Beacon Online News: Mellencamp On DeLand: ‘Wow’
By Pat Andrews - Beacon Online News
Social media in DeLand buzzed Oct. 8-9 with photos of locals taken with John Mellencamp. The painter and singer-songwriter of hits like "Jack & Diane" and "Our Country" was in town to help open an exhibit of his visual art at the Museum of Art Downtown DeLand gallery at 5 p.m. today, Friday, Oct. 10.
Fans spotted Mellencamp on Downtown DeLand streets, in a coffee shop and at restaurants.
During a press conference Oct. 9, Mellencamp talked about art, music, life and politics.
He said he likes DeLand. Before arriving, Mellencamp wondered why anyone would want to live in the middle of the state, away from the beaches.
"But I drove into town, and wow," he said.
Mellencamp called his girlfriend "Peg," better known as actress Meg Ryan, and told her, "You wouldn't believe this town I'm in."
Mellencamp fell in love with DeLand’s architecture and the people.
Mellencamp grew up in Seymour, Indiana, a small town. He said it's the small towns that produce artists and musicians, not the big cities, though artists sometimes end up there.
"New York and Los Angeles got nothing to do with America," he said.
The entertainment produced in the big cities only contribute to the dumbing-down of the country, Mellencamp said.
His visual art, like his music, focuses on people of small-town and rural America. They're no Norman Rockwell renderings. The paintings depict serious, usually frowning, people who work the farms, the mills and the small businesses: people whose lives have been hard, who don't see much hope for the future, but who keep on going, anyway. Some paintings depict racism or social injustice.
The painting "Troubled Man" has written into it, "Too late came too early … for me."
"BRMC," featuring a frowning man, states, "Some people believe in their dreams and some will follow their dreams – me … I just don't pay any attention to them."
Mellencamp's style is influenced by 20th-century modernists, and particularly by the German expressionists Max Beckmann and Otto Dix.
Art was the only class Mellencamp, now 63, cared about in high school, he said. Mellencamp began playing with a band by the time he was 14, and had his first hit in 1979 with "I Need A Lover."
Mellencamp, who attended art school in New York for a short time, considered himself to be a painting hobbyist, until one day Bob Dylan visited.
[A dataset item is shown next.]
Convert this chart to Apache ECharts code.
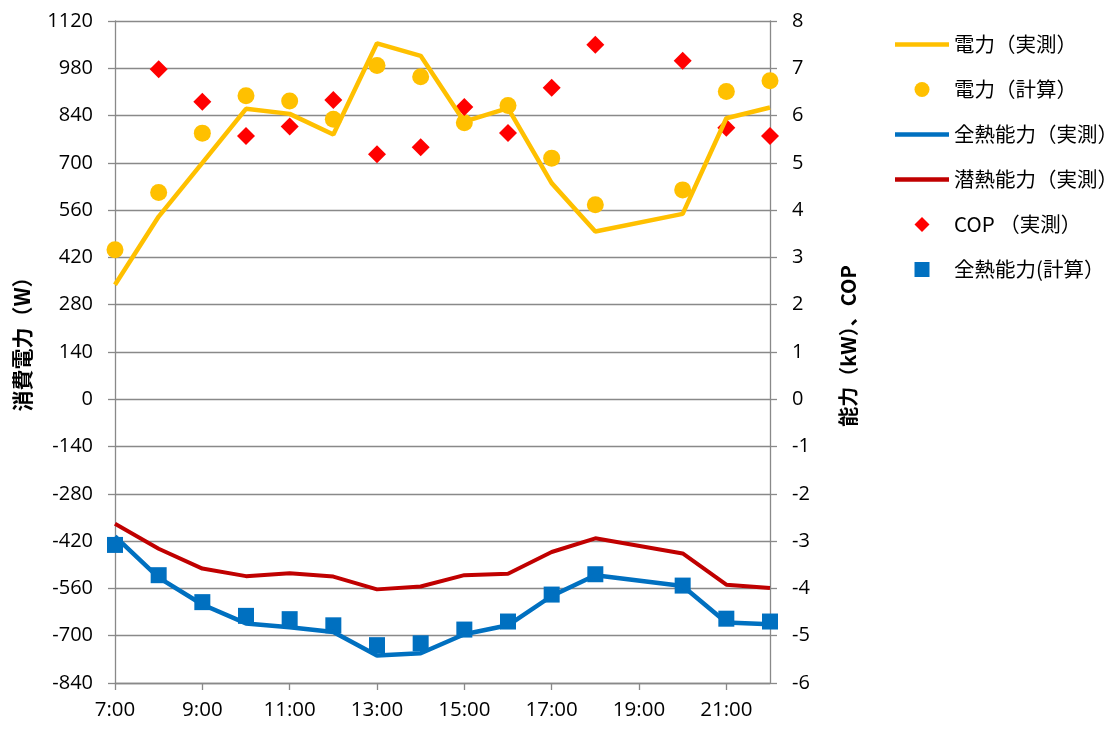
<!DOCTYPE html>
<html><head><meta charset="utf-8">
<script src="https://cdn.jsdelivr.net/npm/echarts@6/dist/echarts.min.js"></script>
<style>html,body{margin:0;padding:0;background:#fff}#c{width:1120px;height:731px}</style>
</head><body><div id="c"></div>
<script>
const hours = ['7:00','8:00','9:00','10:00','11:00','12:00','13:00','14:00','15:00','16:00','17:00','18:00','19:00','20:00','21:00','22:00'];
const leftTicks = [-840, 1120, 140];
const rightTicks = [-6, 8, 1];
const powerMeasured = [339, 541, 700, 860, 845, 784, 1054, 1017, 822, 862, 640, 497, null, 549, 832, 864];
const powerCalc = [443, 612, 788, 899, 883, 829, 988, 955, 819, 870, 714, 576, null, 620, 911, 943];
const totalMeasured = [-2.90, -3.77, -4.34, -4.74, -4.82, -4.92, -5.42, -5.37, -4.97, -4.78, -4.16, -3.72, null, -3.95, -4.72, -4.76];
const latentMeasured = [-2.63, -3.16, -3.58, -3.74, -3.68, -3.75, -4.02, -3.96, -3.72, -3.69, -3.23, -2.94, null, -3.26, -3.92, -3.99];
const copMeasured = [null, 6.98, 6.29, 5.57, 5.77, 6.33, 5.18, 5.33, 6.18, 5.63, 6.59, 7.50, null, 7.16, 5.74, 5.57];
const totalCalc = [-3.08, -3.72, -4.29, -4.58, -4.65, -4.78, -5.20, -5.16, -4.87, -4.70, -4.13, -3.70, null, -3.94, -4.64, -4.70];
const names = ['電力（実測）','電力（計算）','全熱能力（実測）','潜熱能力（実測）','COP （実測）','全熱能力(計算）'];

const gray = '#898989';
const lineIcon = 'path://M0,0H54V4.5H0Z';
const tickFont = {fontFamily: 'Open Sans', fontSize: 20, color: '#000', formatter: v => String(v)};
const chart = echarts.init(document.getElementById('c'), null, {renderer: 'canvas'});
chart.setOption({
  animation: false,
  backgroundColor: '#fff',
  grid: {left: 115, right: 350, top: 21, bottom: 48, containLabel: false},
  legend: {
    orient: 'vertical', left: 890, top: 27,
    itemWidth: 54, itemHeight: 15, itemGap: 20, itemTextGap: 3,
    symbolKeepAspect: true,
    textStyle: {fontFamily: 'Noto Sans CJK JP', fontSize: 20.5, color: '#000', lineHeight: 25},
    data: [
      {name: names[0], icon: lineIcon},
      {name: names[1], icon: 'circle'},
      {name: names[2], icon: lineIcon},
      {name: names[3], icon: lineIcon},
      {name: names[4], icon: 'path://M0,-1L1,0L0,1L-1,0Z'},
      {name: names[5], icon: 'path://M0,0H1V1H0Z'}
    ]
  },
  xAxis: {
    type: 'category', data: hours, boundaryGap: false,
    axisLine: {onZero: false, lineStyle: {color: gray, width: 1.3}},
    axisTick: {show: true, interval: 1, length: 7, lineStyle: {color: gray, width: 1.3}},
    axisLabel: {interval: 1, margin: 17, fontSize: 20.5, fontFamily: 'Open Sans', color: '#000'},
    splitLine: {show: false}
  },
  yAxis: [{
    type: 'value', min: leftTicks[0], max: leftTicks[1], interval: leftTicks[2],
    name: '消費電力（W）', nameLocation: 'middle', nameGap: 82, nameRotate: 90,
    nameTextStyle: {fontFamily: 'Noto Sans CJK JP', fontSize: 21, fontWeight: 'bold', color: '#000', padding: [0, 0, 0, 26]},
    axisLine: {show: true, lineStyle: {color: gray, width: 1.3}},
    axisTick: {show: true, length: 7, lineStyle: {color: gray, width: 1.3}},
    axisLabel: Object.assign({margin: 22}, tickFont),
    splitLine: {show: true, lineStyle: {color: gray, width: 1.3}}
  }, {
    type: 'value', min: rightTicks[0], max: rightTicks[1], interval: rightTicks[2], position: 'right',
    name: '能力（kW）、COP', nameLocation: 'middle', nameGap: 68, nameRotate: 90,
    nameTextStyle: {fontFamily: 'Noto Sans CJK JP', fontSize: 20, fontWeight: 'bold', color: '#000', padding: [0, 0, 0, 12]},
    axisLine: {show: true, lineStyle: {color: gray, width: 1.3}},
    axisTick: {show: true, length: 7, lineStyle: {color: gray, width: 1.3}},
    axisLabel: Object.assign({margin: 22}, tickFont),
    splitLine: {show: false}
  }],
  series: [
    {name: names[0], type: 'line', yAxisIndex: 0, data: powerMeasured, connectNulls: true, symbol: 'none',
     lineStyle: {color: '#FFC000', width: 4.5}, itemStyle: {color: '#FFC000'}},
    {name: names[1], type: 'scatter', yAxisIndex: 0, data: powerCalc, symbol: 'circle', symbolSize: 17,
     itemStyle: {color: '#FFC000', opacity: 1}},
    {name: names[2], type: 'line', yAxisIndex: 1, data: totalMeasured, connectNulls: true, symbol: 'none',
     lineStyle: {color: '#0070C0', width: 4.5}, itemStyle: {color: '#0070C0'}},
    {name: names[3], type: 'line', yAxisIndex: 1, data: latentMeasured, connectNulls: true, symbol: 'none',
     lineStyle: {color: '#C00000', width: 4}, itemStyle: {color: '#C00000'}},
    {name: names[4], type: 'scatter', yAxisIndex: 1, data: copMeasured, symbol: 'diamond', symbolSize: 18,
     itemStyle: {color: '#FF0000', opacity: 1}},
    {name: names[5], type: 'scatter', yAxisIndex: 1, data: totalCalc, symbol: 'rect', symbolSize: 16,
     itemStyle: {color: '#0070C0', opacity: 1}}
  ]
});
</script></body></html>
Dylan looked around and said, "What are you going to do with all this stuff?"
Mellencamp decided he needed to get his paintings out of his way and into a gallery.
The Rock and Roll Hall of Fame inductee said a painter's work, like songwriting, comes out of "on-the-job training." He said this means taking life experience and committing it to canvas or paper, and practicing and refining, and practicing more. He worked on some paintings for more than a dozen years before he was satisfied with them — almost. Mellencamp said he never lets loose of a thought.
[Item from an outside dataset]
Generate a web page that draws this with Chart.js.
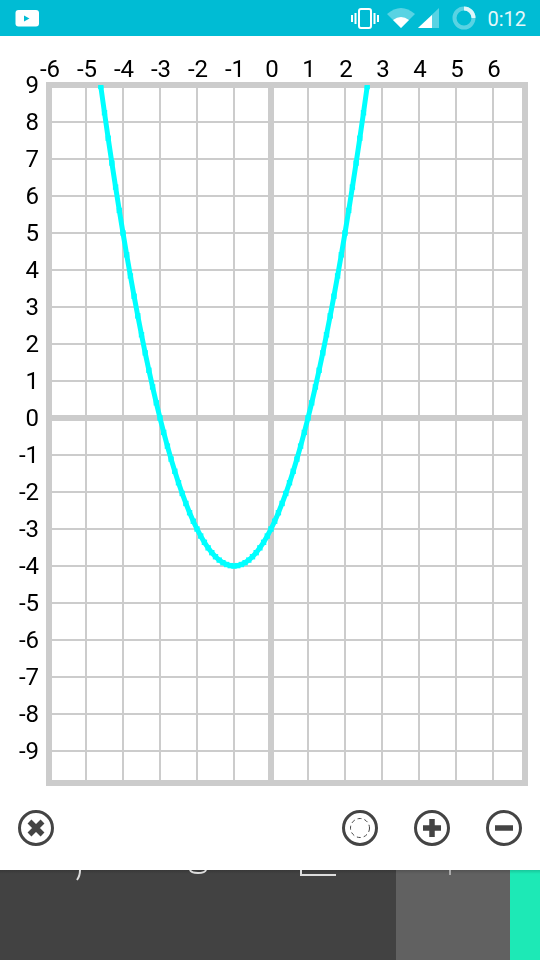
<!DOCTYPE html>
<html><head><meta charset="utf-8">
<script src="https://cdn.jsdelivr.net/npm/chart.js@4"></script>
<style>
html,body{margin:0;padding:0;background:#fff;width:540px;height:960px;overflow:hidden;font-family:Roboto,sans-serif}
#c{position:absolute;left:0;top:0}
.a{position:absolute}
</style></head><body>
<div class="a" style="left:0;top:0;width:540px;height:36px;background:#00BCD4"></div>
<svg class="a" style="left:0;top:0" width="540" height="36">
<rect x="15.500" y="10" width="23.500" height="16.500" rx="3" fill="#fff"/><path d="M24 15.500l5.500 3-5.500 3z" fill="#00BCD4"/>
<g fill="none" stroke="#fff" stroke-width="2"><rect x="359" y="9" width="12" height="19" rx="2"/></g>
<g fill="#fff"><rect x="351" y="15" width="2" height="7"/><rect x="354.500" y="13" width="2" height="11"/><rect x="373.500" y="13" width="2" height="11"/><rect x="377" y="15" width="2" height="7"/></g>
<path d="M387 14q14-12 28 0l-14 14z" fill="#fff" fill-opacity=".35"/><path d="M393 20q8-6 16 0l-8 8z" fill="#fff"/>
<path d="M418 28l21-20v20z" fill="#fff" fill-opacity=".35"/><path d="M418 28l14-13v13z" fill="#fff"/>
<circle cx="464" cy="18" r="9.500" fill="none" stroke="#fff" stroke-opacity=".35" stroke-width="4"/>
<path d="M464 8.500a9.500 9.500 0 0 1 9.500 9.500" fill="none" stroke="#fff" stroke-width="4" stroke-opacity=".8"/>
</svg>
<div class="a" style="left:487.500px;top:7px;color:#fff;font-size:20px;line-height:24px;opacity:.9">0:12</div>
<canvas id="c" width="540" height="960"></canvas>
<svg class="a" style="left:0;top:800px" width="540" height="60">
<g fill="none" stroke="#444" stroke-width="3">
<circle cx="36" cy="28" r="16.500"/><circle cx="360" cy="28" r="16.500"/><circle cx="432" cy="28" r="16.500"/><circle cx="504" cy="28" r="16.500"/>
<circle cx="360" cy="28" r="9.500" stroke-width="1" stroke-dasharray="4 3"/>
<path d="M29.500 21.500l13 13M42.500 21.500l-13 13" stroke-width="5.500"/>
<path d="M432 19v18M423 28h18" stroke-width="5.500"/>
<path d="M495 28h18" stroke-width="5.500"/>
</g></svg>
<div class="a" style="left:0;top:870px;width:396px;height:90px;background:#424242"></div>
<div class="a" style="left:396px;top:870px;width:114px;height:90px;background:#616161"></div>
<div class="a" style="left:510px;top:870px;width:30px;height:90px;background:#1DE9B6"></div>
<div class="a" style="left:0;top:870px;width:540px;height:4px;background:linear-gradient(rgba(0,0,0,.15),rgba(0,0,0,0))"></div>
<svg class="a" style="left:0;top:870px" width="540" height="20">
<g fill="none" stroke="#ddd" stroke-width="2">
<path d="M80 0q0 6-3 10"/><path d="M190 0q1 3 8 3t8-3"/><path d="M301 0v5h35"/><path d="M450 0v5" stroke="#aaa"/>
</g></svg>
<script>
const xTicks=[-6,-5,-4,-3,-2,-1,0,1,2,3,4,5,6];
const yTicks=[9,8,7,6,5,4,3,2,1,0,-1,-2,-3,-4,-5,-6,-7,-8,-9];
const curveX=[-4.6,-4.5,-4.4,-4.3,-4.2,-4.1,-4.0,-3.9,-3.8,-3.7,-3.6,-3.5,-3.4,-3.3,-3.2,-3.1,-3.0,-2.9,-2.8,-2.7,-2.6,-2.5,-2.4,-2.3,-2.2,-2.1,-2.0,-1.9,-1.8,-1.7,-1.6,-1.5,-1.4,-1.3,-1.2,-1.1,-1.0,-0.9,-0.8,-0.7,-0.6,-0.5,-0.4,-0.3,-0.2,-0.1,0,0.1,0.2,0.3,0.4,0.5,0.6,0.7,0.8,0.9,1.0,1.1,1.2,1.3,1.4,1.5,1.6,1.7,1.8,1.9,2.0,2.1,2.2,2.3,2.4,2.5,2.6];
const curveY=[8.96,8.25,7.56,6.89,6.24,5.61,5,4.41,3.84,3.29,2.76,2.25,1.76,1.29,0.84,0.41,0,-0.39,-0.76,-1.11,-1.44,-1.75,-2.04,-2.31,-2.56,-2.79,-3,-3.19,-3.36,-3.51,-3.64,-3.75,-3.84,-3.91,-3.96,-3.99,-4,-3.99,-3.96,-3.91,-3.84,-3.75,-3.64,-3.51,-3.36,-3.19,-3,-2.79,-2.56,-2.31,-2.04,-1.75,-1.44,-1.11,-0.76,-0.39,0,0.41,0.84,1.29,1.76,2.25,2.76,3.29,3.84,4.41,5,5.61,6.24,6.89,7.56,8.25,8.96];
const gridColor='#cccccc';
const frame={id:'frame',beforeDatasetsDraw(ch){const a=ch.chartArea,c=ch.ctx;c.save();c.strokeStyle=gridColor;c.lineWidth=6;c.strokeRect(a.left,a.top,a.right-a.left,a.bottom-a.top);c.restore();}};
const lw=ctx=>ctx.tick&&ctx.tick.value===0?6:2;
const font={family:'Roboto',size:24};
new Chart(document.getElementById('c'),{
type:'scatter',
data:{datasets:[{data:curveX.map((x,i)=>({x,y:curveY[i]})),showLine:true,borderColor:'#00FFFF',borderWidth:5,backgroundColor:'#00FFFF',pointStyle:'rect',pointRadius:3.8,pointHoverRadius:3.8,pointBorderWidth:0,clip:0}]},
options:{responsive:false,animation:false,
layout:{padding:{left:0,top:0,right:15,bottom:177}},
plugins:{legend:{display:false},tooltip:{enabled:false}},
scales:{
x:{type:'linear',position:'top',min:-6,max:6.865,
afterBuildTicks(s){s.ticks=xTicks.map(value=>({value}));},
afterFit(s){s.height=85;},
grid:{color:gridColor,lineWidth:lw,drawTicks:false},border:{display:false},
ticks:{color:'#000',font,padding:0,labelOffset:1,maxRotation:0,autoSkip:false,callback:v=>String(v)}},
y:{type:'linear',min:-9.865,max:9,
afterBuildTicks(s){s.ticks=yTicks.map(value=>({value}));},
afterFit(s){s.width=49;},
grid:{color:gridColor,lineWidth:lw,drawTicks:false},border:{display:false},
ticks:{color:'#000',font,padding:10,labelOffset:2,autoSkip:false,callback:v=>String(v)}}
}},
plugins:[frame]});
</script></body></html>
Art has some benefits over songwriting, Mellencamp said. He can keep tinkering with a painting, adding to it and changing it. A song, once it's out there, is pretty much done. Mellencamp hears some of his old stuff on the radio and wishes he could rewrite some of the verses.
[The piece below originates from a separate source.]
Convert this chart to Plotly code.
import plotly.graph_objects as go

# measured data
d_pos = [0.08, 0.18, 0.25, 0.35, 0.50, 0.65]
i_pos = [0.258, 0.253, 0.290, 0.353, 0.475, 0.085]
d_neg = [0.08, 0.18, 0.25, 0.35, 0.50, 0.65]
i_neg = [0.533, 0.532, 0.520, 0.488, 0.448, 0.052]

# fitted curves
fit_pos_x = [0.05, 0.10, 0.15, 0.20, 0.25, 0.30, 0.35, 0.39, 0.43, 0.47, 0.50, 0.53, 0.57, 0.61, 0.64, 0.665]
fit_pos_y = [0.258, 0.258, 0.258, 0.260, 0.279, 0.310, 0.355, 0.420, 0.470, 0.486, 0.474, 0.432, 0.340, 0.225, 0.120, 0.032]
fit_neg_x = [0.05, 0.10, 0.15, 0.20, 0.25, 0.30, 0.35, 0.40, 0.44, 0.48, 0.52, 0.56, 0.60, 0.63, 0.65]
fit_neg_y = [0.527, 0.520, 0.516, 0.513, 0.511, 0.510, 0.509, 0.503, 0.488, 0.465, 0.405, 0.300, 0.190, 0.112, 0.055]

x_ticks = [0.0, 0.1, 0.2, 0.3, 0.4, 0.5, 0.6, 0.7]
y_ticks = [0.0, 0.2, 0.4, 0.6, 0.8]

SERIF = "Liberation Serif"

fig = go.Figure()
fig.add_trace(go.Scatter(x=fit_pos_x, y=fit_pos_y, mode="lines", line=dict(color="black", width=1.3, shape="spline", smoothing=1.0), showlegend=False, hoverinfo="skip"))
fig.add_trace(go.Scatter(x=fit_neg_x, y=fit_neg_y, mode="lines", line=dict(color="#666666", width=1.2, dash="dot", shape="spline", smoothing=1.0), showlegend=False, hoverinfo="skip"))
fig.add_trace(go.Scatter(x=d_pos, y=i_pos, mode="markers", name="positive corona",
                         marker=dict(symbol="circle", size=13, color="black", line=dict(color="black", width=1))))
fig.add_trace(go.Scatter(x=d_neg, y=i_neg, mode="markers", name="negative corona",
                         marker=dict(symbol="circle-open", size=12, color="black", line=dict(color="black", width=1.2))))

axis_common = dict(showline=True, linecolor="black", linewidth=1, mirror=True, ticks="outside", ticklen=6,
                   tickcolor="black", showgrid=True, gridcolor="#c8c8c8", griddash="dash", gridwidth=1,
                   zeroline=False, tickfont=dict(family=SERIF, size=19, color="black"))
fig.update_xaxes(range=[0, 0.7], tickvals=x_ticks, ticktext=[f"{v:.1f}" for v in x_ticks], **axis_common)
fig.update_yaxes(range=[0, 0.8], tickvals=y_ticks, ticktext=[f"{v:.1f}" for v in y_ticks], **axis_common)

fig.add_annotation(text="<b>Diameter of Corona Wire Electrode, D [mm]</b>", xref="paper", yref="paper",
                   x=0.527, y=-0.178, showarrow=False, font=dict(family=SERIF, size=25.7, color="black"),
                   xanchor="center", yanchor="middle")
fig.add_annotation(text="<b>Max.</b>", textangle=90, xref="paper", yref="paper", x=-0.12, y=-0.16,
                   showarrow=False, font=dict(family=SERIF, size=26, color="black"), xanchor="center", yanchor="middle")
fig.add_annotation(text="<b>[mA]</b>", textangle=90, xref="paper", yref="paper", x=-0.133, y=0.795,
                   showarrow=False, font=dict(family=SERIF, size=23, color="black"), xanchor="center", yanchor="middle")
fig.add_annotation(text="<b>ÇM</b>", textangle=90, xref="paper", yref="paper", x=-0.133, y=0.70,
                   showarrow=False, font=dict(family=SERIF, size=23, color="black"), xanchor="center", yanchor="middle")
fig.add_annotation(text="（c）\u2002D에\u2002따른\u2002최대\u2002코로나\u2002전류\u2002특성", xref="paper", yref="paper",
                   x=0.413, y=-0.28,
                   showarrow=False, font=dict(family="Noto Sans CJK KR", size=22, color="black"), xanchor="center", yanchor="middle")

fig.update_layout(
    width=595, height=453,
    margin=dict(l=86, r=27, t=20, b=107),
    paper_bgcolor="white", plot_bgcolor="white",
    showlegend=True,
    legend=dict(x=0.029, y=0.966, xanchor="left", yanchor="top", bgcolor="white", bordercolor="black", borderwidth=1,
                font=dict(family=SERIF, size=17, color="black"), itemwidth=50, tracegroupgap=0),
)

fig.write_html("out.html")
For Mellencamp, the big question about art is, "At the end of the day, is the painting beautiful — even if it's grotesquely beautiful?" he said.
He uses math in every painting to create the proper balance and cohesion, which is needed on the canvas just as it is in music.
"It's problem solving … I go to the canvas, create a problem, then try to solve it," Mellencamp said.
Mellencamp said he has to create all the time, or he gets sick or drives himself crazy focusing on himself. A self-described hypochondriac and anxiety victim, Mellencamp now also wants to write a novel.
Music fans need not despair: A 22nd Mellencamp album, Plain Spoken, has just been released.
The Paintings of John Mellencamp will be on exhibit at the Museum of Art until Sunday, Dec. 28.
Museum Executive Director George Bolge was as excited about the exhibit as any Mellencamp fan. It's the first Mellencamp exhibit in the Southeast.
"It gets DeLand a national profile," Bolge said, and displays the town’s tradition of culture. The exhibit will not only open the eyes of local business people to what art can do for the community, the exhibit is a tool for economic development, showcasing DeLand, he said.